KLIKANGGARAN -- "Ritual" tahunan Umat Islam di Indonesia setiap akhir tahun selalu memperdebatkan soal ucapan selamat Natal dan perayaan malam tahun baru.
Sebetulnya kajian ucapan selamat Natal dan perayaan tahun baru sudah tuntas, para pakar dari ulama sudah bicara, dari berbagai aliran dengan kesimpulan hukumnya masing-masing.
Memang persoalan ucapan selamat Natal dan perayaan tahun baru bukan pada hukumnya saja yang masuk ranah fiqh.
Persoalan yang belum tuntas justru ketika sebagian melihatnya sebagai persoalan hukum fiqh yang berarti ranah furu'iyah ijtihadiyah, sementara sebagian lain melihatnya sebagai persoalan Aqidah yang bersifat ushuliyah.
Kalau sesama ranah fiqih kita mengenal kaidah "Ijtihad tidak bisa membatalkan Ijtihad yang lain"

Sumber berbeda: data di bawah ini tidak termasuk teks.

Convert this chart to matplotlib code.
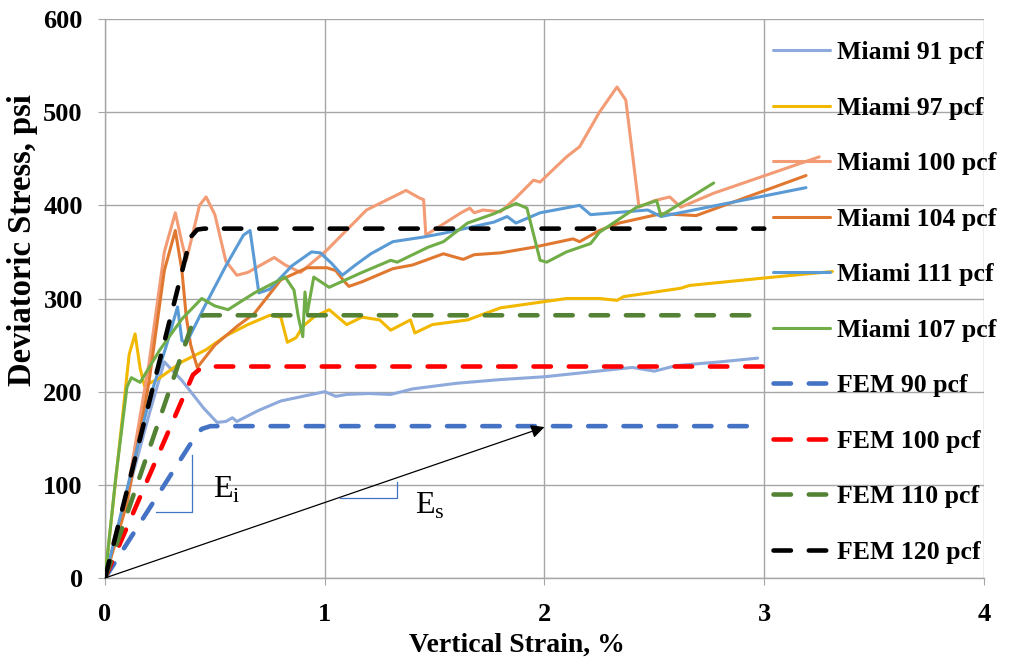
import numpy as np
import matplotlib
matplotlib.use("Agg")
import matplotlib.pyplot as plt

plt.rcParams['font.family'] = ['Liberation Serif', 'DejaVu Serif']
plt.rcParams['mathtext.fontset'] = 'custom'
plt.rcParams['mathtext.rm'] = 'Liberation Serif'

# ---- measured curves (strain %, stress psi) ----
m91_x = [0, 0.1, 0.2, 0.27, 0.35, 0.45, 0.51, 0.55, 0.58, 0.6, 0.7, 0.8, 0.9, 1.0, 1.05,
         1.1, 1.2, 1.3, 1.4, 1.6, 1.8, 2.0, 2.2, 2.4, 2.5, 2.6, 2.8, 2.97]
m91_y = [0, 88, 175, 232, 212, 182, 167, 168, 172, 168, 180, 190, 195, 200, 195,
         197, 198, 197, 203, 209, 213, 216, 221, 226, 222, 228, 232, 236]

m97_x = [0, 0.06, 0.11, 0.137, 0.16, 0.18, 0.25, 0.35, 0.46, 0.55, 0.65, 0.75, 0.8, 0.83,
         0.87, 0.9, 0.95, 1.02, 1.1, 1.17, 1.25, 1.3, 1.39, 1.41, 1.49, 1.65, 1.8, 2.1,
         2.25, 2.33, 2.36, 2.62, 2.66, 3.0, 3.31]
m97_y = [0, 130, 240, 262, 225, 206, 215, 232, 245, 260, 272, 282, 280, 253,
         258, 270, 280, 288, 272, 280, 277, 266, 277, 263, 272, 277, 290, 300,
         300, 298, 302, 311, 314, 322, 329]

m100_x = [0, 0.1, 0.2, 0.27, 0.32, 0.35, 0.37, 0.4, 0.43, 0.46, 0.5, 0.55, 0.6, 0.65, 0.77,
          0.82, 0.89, 1.01, 1.19, 1.37, 1.43, 1.45, 1.46, 1.52, 1.62, 1.66, 1.68, 1.72,
          1.8, 1.87, 1.95, 1.98, 2.1, 2.16, 2.25, 2.33, 2.37, 2.43, 2.5, 2.57, 2.62, 2.77, 3.25]
m100_y = [0, 90, 230, 350, 392, 360, 341, 370, 400, 409, 390, 340, 325, 328, 344,
          336, 328, 352, 395, 416, 408, 406, 368, 377, 392, 397, 392, 395,
          393, 408, 427, 425, 452, 463, 500, 527, 513, 398, 405, 409, 398, 413, 452]

m104_x = [0, 0.1, 0.2, 0.27, 0.32, 0.35, 0.37, 0.39, 0.42, 0.5, 0.6, 0.68, 0.8, 0.92, 1.01,
          1.05, 1.09, 1.11, 1.17, 1.31, 1.4, 1.54, 1.63, 1.68, 1.8, 1.95, 2.13, 2.16, 2.25,
          2.34, 2.53, 2.69, 3.19]
m104_y = [0, 80, 210, 330, 373, 330, 280, 250, 226, 250, 270, 284, 320, 333, 333,
          330, 318, 313, 318, 332, 336, 348, 342, 347, 349, 355, 364, 361, 373,
          381, 391, 389, 432]

m111_x = [0, 0.1, 0.2, 0.28, 0.33, 0.35, 0.37, 0.45, 0.55, 0.63, 0.66, 0.68, 0.7, 0.75, 0.85,
          0.94, 0.98, 1.03, 1.08, 1.14, 1.21, 1.31, 1.45, 1.54, 1.77, 1.83, 1.87, 1.98, 2.16,
          2.21, 2.47, 2.53, 3.19]
m111_y = [0, 95, 190, 250, 291, 255, 252, 290, 335, 368, 373, 340, 306, 310, 335,
          350, 349, 338, 325, 336, 348, 361, 366, 370, 382, 388, 381, 392, 400,
          390, 395, 388, 419]

m107_x = [0, 0.05, 0.1, 0.12, 0.16, 0.25, 0.35, 0.44, 0.5, 0.56, 0.68, 0.82, 0.86, 0.88, 0.9,
          0.91, 0.92, 0.95, 1.02, 1.16, 1.3, 1.33, 1.47, 1.54, 1.65, 1.77, 1.87, 1.92, 1.98,
          2.01, 2.1, 2.21, 2.25, 2.42, 2.51, 2.53, 2.77]
m107_y = [0, 110, 205, 215, 210, 245, 278, 300, 292, 288, 306, 323, 309, 280, 259,
          307, 284, 323, 312, 327, 341, 339, 355, 361, 381, 391, 402, 397, 341,
          339, 350, 359, 371, 398, 405, 389, 424]

fem90_x = [0, 0.40, 0.44, 0.48, 3.0]
fem90_y = [0, 148, 160, 163, 163]
fem100_x = [0, 0.40, 0.44, 0.48, 3.0]
fem100_y = [0, 218, 226, 227, 227]
fem110_x = [0, 0.39, 0.42, 0.45, 2.95]
fem110_y = [0, 268, 280, 282, 282]
fem120_x = [0, 0.39, 0.42, 0.45, 3.0]
fem120_y = [0, 366, 374, 375, 375]

miami = [
    ("Miami 91 pcf", m91_x, m91_y, "#8EA9DB"),
    ("Miami 97 pcf", m97_x, m97_y, "#F2B800"),
    ("Miami 100 pcf", m100_x, m100_y, "#F29B74"),
    ("Miami 104 pcf", m104_x, m104_y, "#E07830"),
    ("Miami 111 pcf", m111_x, m111_y, "#5B9BD5"),
    ("Miami 107 pcf", m107_x, m107_y, "#70AD47"),
]
fem = [
    ("FEM 90 pcf", fem90_x, fem90_y, "#4472C4"),
    ("FEM 100 pcf", fem100_x, fem100_y, "#FF0000"),
    ("FEM 110 pcf", fem110_x, fem110_y, "#548235"),
    ("FEM 120 pcf", fem120_x, fem120_y, "#000000"),
]

fig = plt.figure(figsize=(10.12, 6.62), dpi=100)
ax = fig.add_axes([105 / 1012, 1 - 578 / 662, (984 - 105) / 1012, (578 - 19) / 662])

for name, xs, ys, c in miami:
    ax.plot(xs, ys, color=c, lw=2.2, label=name, solid_joinstyle='round',
            solid_capstyle='round', zorder=3)
for name, xs, ys, c in fem:
    ax.plot(xs, ys, color=c, lw=3.3, label=name, dashes=(3.8, 3.9),
            dash_capstyle='round', zorder=4)

# secant arrow and slope markers
ax.annotate("", xy=(2.0, 162), xytext=(0, 0),
            arrowprops=dict(arrowstyle='-|>', color='black', lw=0.9,
                            mutation_scale=20, shrinkA=0, shrinkB=0), zorder=5)
ax.plot([0.23, 0.396, 0.396], [71, 71, 132], color='#4472C4', lw=0.9, zorder=5)
ax.plot([1.07, 1.33, 1.33], [86, 86, 103], color='#4472C4', lw=0.9, zorder=5)
ax.text(0.49, 95, r"E$_{\mathregular{i}}$", fontsize=23, va='center', ha='left')
ax.text(1.41, 78, r"E$_{\mathregular{s}}$", fontsize=23, va='center', ha='left')

ax.set_xlim(0, 4)
ax.set_ylim(0, 600)
ax.set_xticks([0, 1, 2, 3, 4])
ax.set_yticks(range(0, 601, 100))
ax.grid(True, color='#A6A6A6', lw=1.0)
ax.set_axisbelow(True)
for s in ['top', 'right']:
    ax.spines[s].set_visible(False)
for s in ['left', 'bottom']:
    ax.spines[s].set_color('#A6A6A6')
    ax.spines[s].set_linewidth(1.0)
ax.tick_params(axis='y', direction='out', length=5, color='#A6A6A6', labelsize=19, pad=11)
ax.tick_params(axis='x', direction='out', length=5, color='#A6A6A6', labelsize=19, pad=13)
for lab in ax.get_xticklabels() + ax.get_yticklabels():
    lab.set_fontweight('bold')

ax.set_xlabel("Vertical Strain, %", fontsize=20, fontweight='bold')
ax.xaxis.set_label_coords((517 - 105) / 879, -(633 - 578) / 559)
ax.set_ylabel("Deviatoric Stress, psi", fontsize=23.5, fontweight='bold')
ax.yaxis.set_label_coords(-(105 - 38) / 879, (578 - 240) / 559)

leg = fig.legend(loc='upper left', bbox_to_anchor=(773 / 1012, 1 - 41 / 662),
                 frameon=False, prop=dict(family='Liberation Serif', weight='bold', size=18.5),
                 handlelength=2.2, handletextpad=0.31, labelspacing=1.265,
                 borderpad=0, borderaxespad=0)

fig.savefig("out.png", dpi=100)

(الاجتهاد لا ينقض بالاجتهاد)
Seorang Mujtahid, dalam ukuran kompetensi tertentu, memiliki level yang sama dengan sesama Mujtahid yang lain.
Kecuali jika satu Mujtahid vis a vis mayoritas Mujtahid di jamannya, tentu pendapatnya diposisikan dibawah pendapat mayoritas tersebut.
Dalam ranah fiqih, perbedaan ijtihad tidak membawa kata sesat, atau bahkan kafir.
Paling jauh disebut keliru atau salah. Wajar saja toh yang menyimpulkan suatu hukum pasti melihat pandangan hukum mujtahid lainnya sebagai keliru dan karenanya dia tidak mengambil kesimpulan itu.
Maka terkenal ungkapan ulama di masa lalu Wallahu A'lam bis Showab (Allah yang paling tahu mana yang benar).
Inilah bentuk ketawadhuan ulama masa lalu. Ulama jaman sekarang boleh jadi kadar toleransinya jauh berkurang kepada pendapat yang berbeda.
Persoalannya jadi lain kalau dianggap sebagai persoalan Aqidah yang bersifat mutlak dan zonder toleransi.
Wilayah Aqidah disebut Ushul (pokok) yang sangat fundamental sehingga tidak banyak ruang untuk beda pendapat.